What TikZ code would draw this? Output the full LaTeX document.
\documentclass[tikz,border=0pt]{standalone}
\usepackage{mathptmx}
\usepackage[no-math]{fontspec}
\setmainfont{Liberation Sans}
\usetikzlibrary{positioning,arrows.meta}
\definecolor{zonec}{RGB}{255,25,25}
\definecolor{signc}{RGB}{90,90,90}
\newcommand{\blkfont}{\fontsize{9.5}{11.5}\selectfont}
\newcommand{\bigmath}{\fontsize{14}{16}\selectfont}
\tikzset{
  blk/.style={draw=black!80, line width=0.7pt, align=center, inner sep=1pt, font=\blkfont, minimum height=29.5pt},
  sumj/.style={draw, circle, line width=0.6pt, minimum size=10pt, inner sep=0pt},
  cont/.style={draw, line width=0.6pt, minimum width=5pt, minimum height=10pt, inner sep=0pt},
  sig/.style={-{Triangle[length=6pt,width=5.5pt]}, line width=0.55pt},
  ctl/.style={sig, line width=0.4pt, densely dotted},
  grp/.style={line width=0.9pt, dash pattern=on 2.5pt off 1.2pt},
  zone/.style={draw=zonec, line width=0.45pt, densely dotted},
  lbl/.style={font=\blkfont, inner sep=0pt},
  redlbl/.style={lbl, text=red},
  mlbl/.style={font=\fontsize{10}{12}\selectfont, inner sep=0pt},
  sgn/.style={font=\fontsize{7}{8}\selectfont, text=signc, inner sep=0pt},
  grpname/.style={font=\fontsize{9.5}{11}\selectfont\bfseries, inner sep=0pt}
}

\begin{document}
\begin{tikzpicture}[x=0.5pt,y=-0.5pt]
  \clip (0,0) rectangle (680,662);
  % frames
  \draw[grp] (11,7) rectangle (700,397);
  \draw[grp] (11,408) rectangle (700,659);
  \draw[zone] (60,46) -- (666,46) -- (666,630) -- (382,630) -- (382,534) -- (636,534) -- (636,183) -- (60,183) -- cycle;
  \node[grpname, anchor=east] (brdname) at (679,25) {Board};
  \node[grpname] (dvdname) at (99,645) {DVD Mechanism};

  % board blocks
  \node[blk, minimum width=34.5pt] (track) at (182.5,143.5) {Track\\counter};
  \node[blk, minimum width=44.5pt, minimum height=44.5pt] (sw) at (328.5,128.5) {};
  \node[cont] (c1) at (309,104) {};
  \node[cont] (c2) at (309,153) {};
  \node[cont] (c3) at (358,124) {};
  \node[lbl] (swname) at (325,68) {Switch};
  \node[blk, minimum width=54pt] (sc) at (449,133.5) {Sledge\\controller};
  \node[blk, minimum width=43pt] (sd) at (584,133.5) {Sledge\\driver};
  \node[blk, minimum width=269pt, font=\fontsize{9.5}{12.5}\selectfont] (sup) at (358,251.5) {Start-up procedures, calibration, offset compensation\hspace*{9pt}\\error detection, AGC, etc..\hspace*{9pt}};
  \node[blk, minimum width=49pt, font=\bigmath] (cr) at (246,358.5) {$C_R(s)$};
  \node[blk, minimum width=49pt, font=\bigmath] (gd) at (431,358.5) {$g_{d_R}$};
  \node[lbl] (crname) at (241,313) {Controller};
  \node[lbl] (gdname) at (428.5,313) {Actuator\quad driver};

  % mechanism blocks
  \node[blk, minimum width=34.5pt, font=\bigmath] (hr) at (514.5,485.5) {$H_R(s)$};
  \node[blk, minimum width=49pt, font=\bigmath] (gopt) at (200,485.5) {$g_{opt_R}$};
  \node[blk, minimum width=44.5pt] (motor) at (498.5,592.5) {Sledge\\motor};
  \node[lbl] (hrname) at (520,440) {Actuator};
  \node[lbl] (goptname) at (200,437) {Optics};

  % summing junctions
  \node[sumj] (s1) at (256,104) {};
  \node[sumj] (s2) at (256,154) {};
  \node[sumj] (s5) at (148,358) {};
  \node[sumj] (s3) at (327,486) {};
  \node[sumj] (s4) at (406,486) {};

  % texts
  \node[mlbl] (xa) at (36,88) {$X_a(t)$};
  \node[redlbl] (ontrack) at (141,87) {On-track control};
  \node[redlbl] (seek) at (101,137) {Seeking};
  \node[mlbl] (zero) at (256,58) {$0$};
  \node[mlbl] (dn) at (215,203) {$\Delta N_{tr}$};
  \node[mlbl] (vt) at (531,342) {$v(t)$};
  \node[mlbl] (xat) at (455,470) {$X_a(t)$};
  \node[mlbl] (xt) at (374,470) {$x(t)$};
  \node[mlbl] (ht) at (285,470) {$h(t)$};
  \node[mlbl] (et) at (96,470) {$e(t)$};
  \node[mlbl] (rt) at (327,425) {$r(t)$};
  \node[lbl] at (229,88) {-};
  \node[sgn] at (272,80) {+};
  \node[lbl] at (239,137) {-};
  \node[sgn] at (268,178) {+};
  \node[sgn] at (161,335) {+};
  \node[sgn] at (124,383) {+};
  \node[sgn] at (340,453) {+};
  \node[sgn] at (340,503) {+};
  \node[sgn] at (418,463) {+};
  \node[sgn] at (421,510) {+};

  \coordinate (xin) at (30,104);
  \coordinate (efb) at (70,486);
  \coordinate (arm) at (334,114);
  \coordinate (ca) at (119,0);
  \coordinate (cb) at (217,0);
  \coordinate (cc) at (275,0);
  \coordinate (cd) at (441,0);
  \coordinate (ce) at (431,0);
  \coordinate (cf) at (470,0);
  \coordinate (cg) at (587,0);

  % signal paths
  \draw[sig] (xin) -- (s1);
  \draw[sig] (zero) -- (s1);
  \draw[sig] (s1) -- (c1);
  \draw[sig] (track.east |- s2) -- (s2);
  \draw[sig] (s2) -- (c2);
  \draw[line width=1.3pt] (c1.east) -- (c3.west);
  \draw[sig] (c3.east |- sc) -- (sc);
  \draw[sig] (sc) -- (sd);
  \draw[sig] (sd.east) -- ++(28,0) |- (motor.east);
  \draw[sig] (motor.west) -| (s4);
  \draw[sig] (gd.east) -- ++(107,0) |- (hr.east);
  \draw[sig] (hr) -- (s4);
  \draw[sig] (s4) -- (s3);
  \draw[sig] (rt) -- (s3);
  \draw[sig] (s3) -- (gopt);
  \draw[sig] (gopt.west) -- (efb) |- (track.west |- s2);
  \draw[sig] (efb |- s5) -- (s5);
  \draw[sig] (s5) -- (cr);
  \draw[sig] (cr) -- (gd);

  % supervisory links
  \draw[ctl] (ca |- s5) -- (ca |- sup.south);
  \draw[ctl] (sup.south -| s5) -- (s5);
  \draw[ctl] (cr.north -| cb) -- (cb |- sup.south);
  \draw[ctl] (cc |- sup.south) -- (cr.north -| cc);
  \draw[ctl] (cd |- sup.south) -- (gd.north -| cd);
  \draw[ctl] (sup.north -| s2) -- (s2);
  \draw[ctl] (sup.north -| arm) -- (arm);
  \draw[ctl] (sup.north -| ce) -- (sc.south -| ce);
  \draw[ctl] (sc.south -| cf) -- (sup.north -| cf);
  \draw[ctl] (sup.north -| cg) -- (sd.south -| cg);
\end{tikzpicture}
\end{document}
· · · ·
Repeat the material in full, exactly as it stands.

_Reply to the exercise:_
What TikZ code would draw this? Output the full LaTeX document.
\documentclass[tikz,border=0pt]{standalone}
\usepackage{mathptmx}
\usepackage[no-math]{fontspec}
\setmainfont{Liberation Sans}
\usetikzlibrary{positioning,arrows.meta}
\definecolor{zonec}{RGB}{255,25,25}
\definecolor{signc}{RGB}{90,90,90}
\newcommand{\blkfont}{\fontsize{9.5}{11.5}\selectfont}
\newcommand{\bigmath}{\fontsize{14}{16}\selectfont}
\tikzset{
  blk/.style={draw=black!80, line width=0.7pt, align=center, inner sep=1pt, font=\blkfont, minimum height=29.5pt},
  sumj/.style={draw, circle, line width=0.6pt, minimum size=10pt, inner sep=0pt},
  cont/.style={draw, line width=0.6pt, minimum width=5pt, minimum height=10pt, inner sep=0pt},
  sig/.style={-{Triangle[length=6pt,width=5.5pt]}, line width=0.55pt},
  ctl/.style={sig, line width=0.4pt, densely dotted},
  grp/.style={line width=0.9pt, dash pattern=on 2.5pt off 1.2pt},
  zone/.style={draw=zonec, line width=0.45pt, densely dotted},
  lbl/.style={font=\blkfont, inner sep=0pt},
  redlbl/.style={lbl, text=red},
  mlbl/.style={font=\fontsize{10}{12}\selectfont, inner sep=0pt},
  sgn/.style={font=\fontsize{7}{8}\selectfont, text=signc, inner sep=0pt},
  grpname/.style={font=\fontsize{9.5}{11}\selectfont\bfseries, inner sep=0pt}
}

\begin{document}
\begin{tikzpicture}[x=0.5pt,y=-0.5pt]
  \clip (0,0) rectangle (680,662);
  % frames
  \draw[grp] (11,7) rectangle (700,397);
  \draw[grp] (11,408) rectangle (700,659);
  \draw[zone] (60,46) -- (666,46) -- (666,630) -- (382,630) -- (382,534) -- (636,534) -- (636,183) -- (60,183) -- cycle;
  \node[grpname, anchor=east] (brdname) at (679,25) {Board};
  \node[grpname] (dvdname) at (99,645) {DVD Mechanism};

  % board blocks
  \node[blk, minimum width=34.5pt] (track) at (182.5,143.5) {Track\\counter};
  \node[blk, minimum width=44.5pt, minimum height=44.5pt] (sw) at (328.5,128.5) {};
  \node[cont] (c1) at (309,104) {};
  \node[cont] (c2) at (309,153) {};
  \node[cont] (c3) at (358,124) {};
  \node[lbl] (swname) at (325,68) {Switch};
  \node[blk, minimum width=54pt] (sc) at (449,133.5) {Sledge\\controller};
  \node[blk, minimum width=43pt] (sd) at (584,133.5) {Sledge\\driver};
  \node[blk, minimum width=269pt, font=\fontsize{9.5}{12.5}\selectfont] (sup) at (358,251.5) {Start-up procedures, calibration, offset compensation\hspace*{9pt}\\error detection, AGC, etc..\hspace*{9pt}};
  \node[blk, minimum width=49pt, font=\bigmath] (cr) at (246,358.5) {$C_R(s)$};
  \node[blk, minimum width=49pt, font=\bigmath] (gd) at (431,358.5) {$g_{d_R}$};
  \node[lbl] (crname) at (241,313) {Controller};
  \node[lbl] (gdname) at (428.5,313) {Actuator\quad driver};

  % mechanism blocks
  \node[blk, minimum width=34.5pt, font=\bigmath] (hr) at (514.5,485.5) {$H_R(s)$};
  \node[blk, minimum width=49pt, font=\bigmath] (gopt) at (200,485.5) {$g_{opt_R}$};
  \node[blk, minimum width=44.5pt] (motor) at (498.5,592.5) {Sledge\\motor};
  \node[lbl] (hrname) at (520,440) {Actuator};
  \node[lbl] (goptname) at (200,437) {Optics};

  % summing junctions
  \node[sumj] (s1) at (256,104) {};
  \node[sumj] (s2) at (256,154) {};
  \node[sumj] (s5) at (148,358) {};
  \node[sumj] (s3) at (327,486) {};
  \node[sumj] (s4) at (406,486) {};

  % texts
  \node[mlbl] (xa) at (36,88) {$X_a(t)$};
  \node[redlbl] (ontrack) at (141,87) {On-track control};
  \node[redlbl] (seek) at (101,137) {Seeking};
  \node[mlbl] (zero) at (256,58) {$0$};
  \node[mlbl] (dn) at (215,203) {$\Delta N_{tr}$};
  \node[mlbl] (vt) at (531,342) {$v(t)$};
  \node[mlbl] (xat) at (455,470) {$X_a(t)$};
  \node[mlbl] (xt) at (374,470) {$x(t)$};
  \node[mlbl] (ht) at (285,470) {$h(t)$};
  \node[mlbl] (et) at (96,470) {$e(t)$};
  \node[mlbl] (rt) at (327,425) {$r(t)$};
  \node[lbl] at (229,88) {-};
  \node[sgn] at (272,80) {+};
  \node[lbl] at (239,137) {-};
  \node[sgn] at (268,178) {+};
  \node[sgn] at (161,335) {+};
  \node[sgn] at (124,383) {+};
  \node[sgn] at (340,453) {+};
  \node[sgn] at (340,503) {+};
  \node[sgn] at (418,463) {+};
  \node[sgn] at (421,510) {+};

  \coordinate (xin) at (30,104);
  \coordinate (efb) at (70,486);
  \coordinate (arm) at (334,114);
  \coordinate (ca) at (119,0);
  \coordinate (cb) at (217,0);
  \coordinate (cc) at (275,0);
  \coordinate (cd) at (441,0);
  \coordinate (ce) at (431,0);
  \coordinate (cf) at (470,0);
  \coordinate (cg) at (587,0);

  % signal paths
  \draw[sig] (xin) -- (s1);
  \draw[sig] (zero) -- (s1);
  \draw[sig] (s1) -- (c1);
  \draw[sig] (track.east |- s2) -- (s2);
  \draw[sig] (s2) -- (c2);
  \draw[line width=1.3pt] (c1.east) -- (c3.west);
  \draw[sig] (c3.east |- sc) -- (sc);
  \draw[sig] (sc) -- (sd);
  \draw[sig] (sd.east) -- ++(28,0) |- (motor.east);
  \draw[sig] (motor.west) -| (s4);
  \draw[sig] (gd.east) -- ++(107,0) |- (hr.east);
  \draw[sig] (hr) -- (s4);
  \draw[sig] (s4) -- (s3);
  \draw[sig] (rt) -- (s3);
  \draw[sig] (s3) -- (gopt);
  \draw[sig] (gopt.west) -- (efb) |- (track.west |- s2);
  \draw[sig] (efb |- s5) -- (s5);
  \draw[sig] (s5) -- (cr);
  \draw[sig] (cr) -- (gd);

  % supervisory links
  \draw[ctl] (ca |- s5) -- (ca |- sup.south);
  \draw[ctl] (sup.south -| s5) -- (s5);
  \draw[ctl] (cr.north -| cb) -- (cb |- sup.south);
  \draw[ctl] (cc |- sup.south) -- (cr.north -| cc);
  \draw[ctl] (cd |- sup.south) -- (gd.north -| cd);
  \draw[ctl] (sup.north -| s2) -- (s2);
  \draw[ctl] (sup.north -| arm) -- (arm);
  \draw[ctl] (sup.north -| ce) -- (sc.south -| ce);
  \draw[ctl] (sc.south -| cf) -- (sup.north -| cf);
  \draw[ctl] (sup.north -| cg) -- (sd.south -| cg);
\end{tikzpicture}
\end{document}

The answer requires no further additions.